The same two-agent structure with the interaction sign flipped. Each is agitated by the other, more so when the other is more aroused, and neither self-regulates. A quarrel that feeds on itself.

rule step : (step (world (being ?a alice) (being ?b bob))) => (world (being ?a2 alice) (being ?b2 bob))
where ?a2 <- (min (+ ?a (spur ?a ?b)) 60),
?b2 <- (min (+ ?b (spur ?b ?a)) 60)
rule spur-more : (spur ?self ?other) => 3 where (> ?other ?self)
rule spur-less : (spur ?self ?other) => 2 where (<= ?other ?self)
main = (trace (world (being 3 alice) (being 4 bob)) 12)
  o = A   x = B
  10 |   **********
   8 |  *
   6 | *
   4 |x
   3 |o
     +--------------> time
  => RUNAWAY: no fixed point; the loop escalates without bound

* marks where both curves coincide. They climb in lockstep and pin at the top. The only difference between this and co-regulation is the sign of the interaction. Whether a shared loop soothes or inflames is a property of the interaction, not of the individuals.


6. Experiments to try

Work in your own file (§4) so runs are non-destructive, and predict the output before you run:

  • In homeostasis, raise the step size so the mind overshoots the set-point.
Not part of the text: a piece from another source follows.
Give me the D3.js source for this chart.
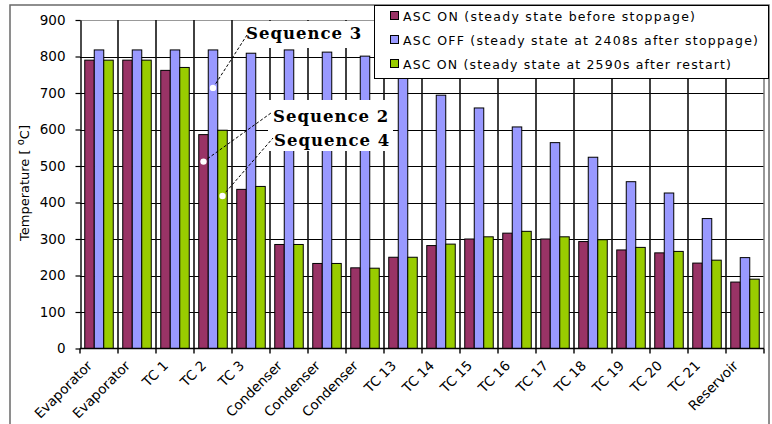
<!DOCTYPE html>
<html>
<head>
<meta charset="utf-8">
<script src="https://cdn.jsdelivr.net/npm/d3@7"></script>
<style>
  html, body { margin: 0; padding: 0; background: #fff; }
  svg { display: block; }
</style>
</head>
<body>
<svg id="chart" width="772" height="424"></svg>
<script>
// Measuring points along the loop, left to right
const categories = ["Evaporator", "Evaporator", "TC 1", "TC 2", "TC 3", "Condenser", "Condenser", "Condenser",
  "TC 13", "TC 14", "TC 15", "TC 16", "TC 17", "TC 18", "TC 19", "TC 20", "TC 21", "Reservoir"];

// Temperatures in °C
const ascOnBefore  = [790, 790, 762, 586, 436, 285, 233, 221, 250, 282, 300, 316, 300, 293, 270, 262, 234, 182];
const ascOffAfter  = [818, 818, 818, 818, 809, 818, 812, 801, 748, 694, 659, 607, 564, 524, 457, 426, 356, 249];
const ascOnRestart = [790, 790, 770, 598, 444, 285, 233, 220, 250, 286, 306, 321, 306, 298, 277, 266, 242, 190];

const seriesNames = [
  "ASC ON (steady state before stoppage)",
  "ASC OFF (steady state at 2408s after stoppage)",
  "ASC ON (steady state at 2590s after restart)"
];
const seriesColors = ["#993366", "#9999ff", "#99cc00"];
const seriesValues = [ascOnBefore, ascOffAfter, ascOnRestart];

const yTicks = [0, 100, 200, 300, 400, 500, 600, 700, 800, 900];

// Sequence markers placed on the TC 2 bars
const seqLabels = ["Sequence 3", "Sequence 2", "Sequence 4"];
const seqCategory = [3, 3, 3];
const seqSeries = [1, 0, 2];
const seqValues = [714, 512, 418];

// ---------------------------------------------------------------
const svg = d3.select("#chart");
const plot = { left: 80, right: 764, top: 20, bottom: 348.5 };

const y = d3.scaleLinear().domain([0, 900]).range([plot.bottom, plot.top]);
const x = d3.scaleBand().domain(d3.range(categories.length)).range([plot.left, plot.right])
  .paddingInner(0).paddingOuter(0);
const xs = d3.scaleBand().domain(d3.range(3)).range([0, x.bandwidth()])
  .paddingInner(0).paddingOuter(0.5);

// category boundary positions (band edges)
const edges = d3.range(categories.length + 1).map(i => plot.left + i * x.step());

// outer chart frame
svg.append("rect").attr("x", 10).attr("y", 5).attr("width", 759).attr("height", 440)
  .attr("fill", "#fff").attr("stroke", "#6a6a6a").attr("stroke-width", 1.5);

// horizontal grid
svg.append("g").attr("class", "hgrid").selectAll("line").data(yTicks.filter(t => t > 0)).join("line")
  .attr("x1", plot.left).attr("x2", plot.right)
  .attr("y1", d => Math.round(y(d)) + 0.5).attr("y2", d => Math.round(y(d)) + 0.5)
  .attr("stroke", d => d === 900 ? "#999" : "#000").attr("stroke-width", 1);

// vertical grid at category boundaries
svg.append("g").attr("class", "vgrid").selectAll("line").data(edges.slice(1, -1)).join("line")
  .attr("x1", d => d).attr("x2", d => d)
  .attr("y1", plot.top).attr("y2", plot.bottom)
  .attr("stroke", "#111").attr("stroke-width", 1.6);

// right plot border
svg.append("line").attr("x1", plot.right).attr("x2", plot.right)
  .attr("y1", plot.top).attr("y2", plot.bottom).attr("stroke", "#777").attr("stroke-width", 1.5);

// bars
const groups = svg.append("g").selectAll("g").data(seriesValues).join("g")
  .attr("fill", (d, i) => seriesColors[i]);
groups.each(function(vals, si) {
  d3.select(this).selectAll("rect").data(vals).join("rect")
    .attr("x", (v, ci) => x(ci) + xs(si))
    .attr("y", v => y(v))
    .attr("width", xs.bandwidth())
    .attr("height", v => y(0) - y(v))
    .attr("stroke", "#000").attr("stroke-width", 1);
});

// y axis
const yAxis = svg.append("g").attr("transform", `translate(${plot.left + 0.5},0)`)
  .call(d3.axisLeft(y).tickValues(yTicks).tickSize(5).tickPadding(10).tickSizeOuter(0));
yAxis.select(".domain").attr("stroke", "#000").attr("stroke-width", 1.4);
yAxis.selectAll(".tick line").attr("stroke", "#000").attr("stroke-width", 1.2);
yAxis.selectAll("text").attr("font-family", "DejaVu Sans").attr("font-size", 13.5).attr("fill", "#000");

// x axis baseline and boundary ticks
svg.append("line").attr("x1", plot.left).attr("x2", plot.right)
  .attr("y1", plot.bottom).attr("y2", plot.bottom).attr("stroke", "#000").attr("stroke-width", 1.4);
svg.append("g").attr("class", "xticks").selectAll("line").data(edges).join("line")
  .attr("x1", d => d).attr("x2", d => d)
  .attr("y1", plot.bottom).attr("y2", plot.bottom + 5)
  .attr("stroke", "#000").attr("stroke-width", 1.4);

// x labels
const xAxis = svg.append("g").attr("transform", `translate(0,${plot.bottom})`)
  .call(d3.axisBottom(x).tickSize(0).tickFormat(i => categories[i]));
xAxis.select(".domain").remove();
xAxis.selectAll("text")
  .attr("font-family", "DejaVu Sans").attr("font-size", 13.5).attr("fill", "#000")
  .attr("text-anchor", "end")
  .attr("dy", null).attr("y", null)
  .attr("transform", "translate(-6,18) rotate(-45)");

// y axis title
const yt = svg.append("text")
  .attr("transform", "translate(29,183) rotate(-90)")
  .attr("text-anchor", "middle")
  .attr("font-family", "DejaVu Sans").attr("font-size", 13).attr("fill", "#000");
yt.append("tspan").text("Temperature [ ");
yt.append("tspan").attr("font-size", 10).attr("dy", -5).text("o");
yt.append("tspan").attr("dy", 5).text("C]");

// sequence annotations
const seqText = [
  { x: 246, y: 39, lx: 247, ly: 35 },
  { x: 273, y: 122, lx: 271, ly: 113 },
  { x: 274, y: 146, lx: 273, ly: 138 }
];
svg.append("rect").attr("x", 240).attr("y", 21).attr("width", 128).attr("height", 27).attr("fill", "#fff");
svg.append("rect").attr("x", 268).attr("y", 100).attr("width", 125).attr("height", 51).attr("fill", "#fff");

seqLabels.forEach((lab, k) => {
  const cx = x(seqCategory[k]) + xs(seqSeries[k]) + xs.bandwidth() / 2;
  const cy = y(seqValues[k]);
  svg.append("line").attr("x1", cx).attr("y1", cy).attr("x2", seqText[k].lx).attr("y2", seqText[k].ly)
    .attr("stroke", "#000").attr("stroke-width", 1).attr("stroke-dasharray", "3,2");
  svg.append("circle").attr("cx", cx).attr("cy", cy).attr("r", 3.2).attr("fill", "#fff");
  svg.append("text").attr("x", seqText[k].x).attr("y", seqText[k].y)
    .attr("font-family", "DejaVu Serif").attr("font-weight", "bold").attr("font-size", 16.5)
    .attr("letter-spacing", 1).attr("fill", "#000").text(lab);
});

// legend
const lg = svg.append("g");
lg.append("rect").attr("x", 374.5).attr("y", 5.5).attr("width", 394).attr("height", 73)
  .attr("fill", "#fff").attr("stroke", "#000").attr("stroke-width", 1);
const legendY = [16, 40, 64];
const legendW = [292, 355, 328];
seriesNames.forEach((name, i) => {
  lg.append("rect").attr("x", 390.5).attr("y", legendY[i] - 4.5).attr("width", 8).attr("height", 8)
    .attr("fill", seriesColors[i]).attr("stroke", "#000").attr("stroke-width", 1);
  lg.append("text").attr("x", 403).attr("y", legendY[i] + 4.5)
    .attr("font-family", "DejaVu Sans").attr("font-size", 12.5).attr("fill", "#000")
    .attr("textLength", legendW[i]).attr("lengthAdjust", "spacing")
    .text(name);
});
</script>
</body>
</html>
Does it still settle, or does it start to oscillate?
  • In the limit cycle, change the thresholds 8 and 2. What sets the period and the amplitude?
  • In noisy homeostasis, widen the noise (mod ?ns 5 → a larger modulus). How wide does the band get before it looks like runaway?
  • In the dyad, make the two baselines equal. Do they meet exactly (gap 0)?

Because rng is deterministic, a given seed always gives the same run. Change the seed to get a different sample, not different physics.


7. Self-rewriting

The shipped examples add three lines the learner template omits:

#mode rewrite-then-run
#caps { rewrite: [self] }
...
rewrite self with solve

With these, running the file first rewrites the file itself. It replaces main = (trace …) with main = (report …), the fully computed and classified trajectory, and then displays it. Run it a second time and nothing changes. The file is already its own result, so it reproduces byte-for-byte.